Anderen Leuten gehts da nicht so gut wie mir. Und mittlerweile hat sich ein richtiger Friseurtourismus in die ehemaligen Ostblockländer entwickelt. Nein, nicht nur der Zahnarzt, auch der tschechische oder ungarische Figaro lock
t mit billigeren Preisen. Ich hatte vor einiger Zeit eine Arbeitskollegin, die regelmäßig mit der Schwiegermutter zu einem tschechischen Friseur fuhr, um sich die Haare richten zu lassen (und einige andere Einkäufe dort zu erledigen der Ausflug sollte sich ja in jeder Hinsicht rechnen!). Anfangs hab ich das noch milde belächelt, aber zweifellos ist diese Dienstleitung im Ostblock noch immer um einiges günstiger als bei uns. Und das tut weh. Nicht nur den heimischen Friseuren, die zusehends an Kunden verlieren und in einem harten Konkurrenzkampf stehen.
Aber zweifellos auch den Kunden selber, die einerseits nicht alle grenznah zum Osten leben, aber andererseits den teilweise mangelnden Service und die teuren Preise bei uns bekritteln. Ich würde niemandem ernsthaft raten, sich die Haare im früheren Ostblock machen zu lassen, genau so wenig wie ich jemals überlegt habe, mir die Haare privat schneiden zu lassen. Meiner Meinung nach birgt das ein gewisses Risiko. Wenn mir dort jemand die Haare verpfuscht (Ich habe einmal bei meiner jüngsten Schwester gesehen, wie ihr die Dauerwelle durch eine Freundin im 3. Lernjahr verhunzt worden ist), hab ich wenig Möglichkeiten, das Geld zurück zu bekommen oder überhaupt auf einen rechtlichen Anspruch auf Qualität zu pochen.
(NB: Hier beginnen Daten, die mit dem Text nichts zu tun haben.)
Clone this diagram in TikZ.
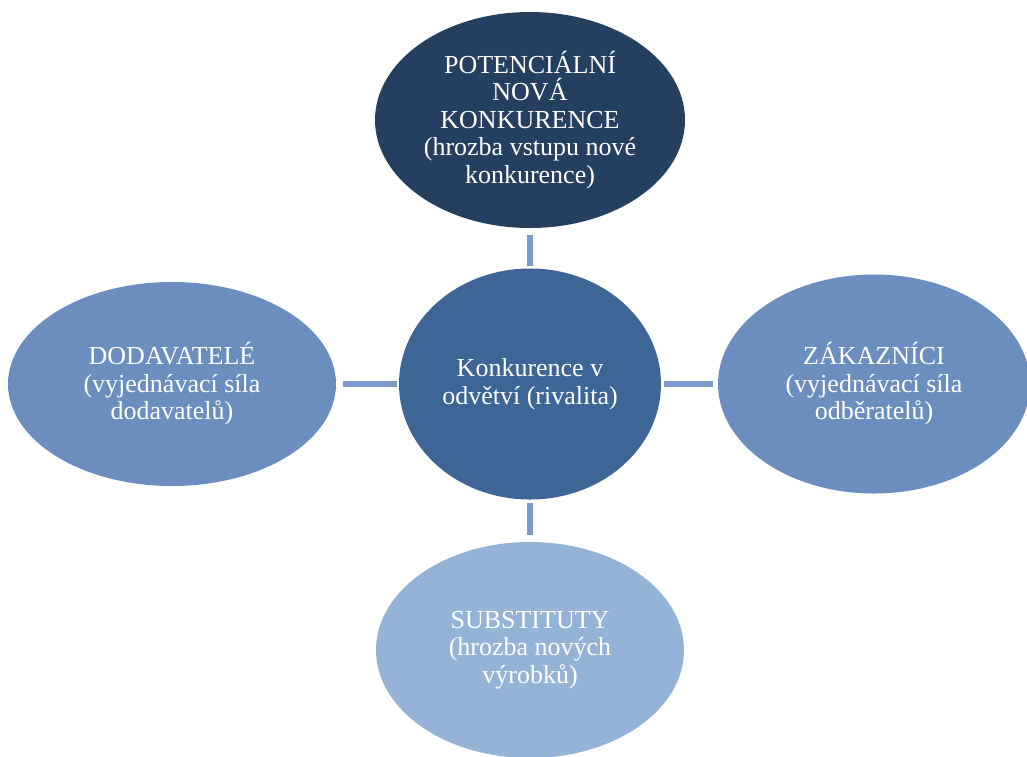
\documentclass[tikz,border=0pt]{standalone}
\usepackage{fontspec}
\setmainfont{Liberation Serif}
\usetikzlibrary{shapes.geometric}
\definecolor{cTop}{HTML}{243F60}
\definecolor{cMid}{HTML}{3D6596}
\definecolor{cSide}{HTML}{6C8EBF}
\definecolor{cBot}{HTML}{95B3D7}
\definecolor{cLine}{HTML}{7B9BCC}
\tikzset{
  force/.style={ellipse, inner sep=0pt, text=white, align=center,
    font=\fontsize{26pt}{27.5pt}\selectfont},
  link/.style={draw=cLine, line width=5.5pt}
}
\begin{document}
\begin{tikzpicture}[x=1pt,y=-1pt]
\useasboundingbox (0,0) rectangle (1027,756);
\fill[white] (0,0) rectangle (1027,756);
\node[force, fill=cTop, minimum width=310pt, minimum height=216pt] (top) at (530,120)
  {POTENCIÁLNÍ\\NOVÁ\\KONKURENCE\\(hrozba vstupu nové\\konkurence)};
\node[force, fill=cMid, minimum width=262pt, minimum height=231pt] (mid) at (530,384)
  {Konkurence v\\odvětví (rivalita)};
\node[force, fill=cSide, minimum width=328pt, minimum height=204pt] (left) at (172,384)
  {DODAVATELÉ\\(vyjednávací síla\\dodavatelů)};
\node[force, fill=cSide, minimum width=312pt, minimum height=219pt] (right) at (874,384)
  {ZÁKAZNÍCI\\(vyjednávací síla\\odběratelů)};
\node[force, fill=cBot, minimum width=308pt, minimum height=216pt] (bot) at (530,650)
  {SUBSTITUTY\\(hrozba nových\\výrobků)};
\draw[link, shorten <=7pt, shorten >=2pt] (top.south) -- (mid.north);
\draw[link, shorten <=7pt, shorten >=2pt] (left.east) -- (mid.west);
\draw[link, shorten <=3pt, shorten >=5pt] (mid.east) -- (right.west);
\draw[link, shorten <=3pt, shorten >=7pt] (mid.south) -- (bot.north);
\end{tikzpicture}
\end{document}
Den gibt es nur bei uns, in den Friseursalons. Andererseits, wenn ich mir meinen neuen Haarschnitt ansehe: das Mädel, das mir die Haare richtete, muss auch noch viel lernen. Trotzdem bezahle ich so viel, als ob mir die Chefin oder eine routiniertere Kraft den neuen Haarschnitt verpasst hätten. Und das kann es auch nicht sein.
Alles in allem eine unrunde Geschichte. Ich verstehe die Friseurinnen, die oft nicht wirklich begeistert an die Arbeit gehen, die wenig verdienen und ohne Trinkgeld und private Kunden oft kaum das Auslangen finden würden. Gerade in diesem Beruf spürt man die wirtschaftliche Situation der Leute besonders gut. Aber andererseits: im Handel ist der Frust bei den Angestellten sicher nicht geringer. Der Unterschied ist halt, wenn ich in einem Kleidergeschäft bin, finde ich meine Wunschkleidung auch ohne großartige Unterstützung einer Verkäuferin. Beim Friseur bin ich halt in gewisser Weise auf den Good-Will der Friseurin angewiesen selber schneiden kann ich mir die Haare nun mal nicht. Und schon aus diesem Grund würde ich mir öfter wünschen, dass die Friseurinnen in meinem Stamm-Salon öfter über ihren Schatten springen würden meiner Haare und der der anderen Kunden zu liebe!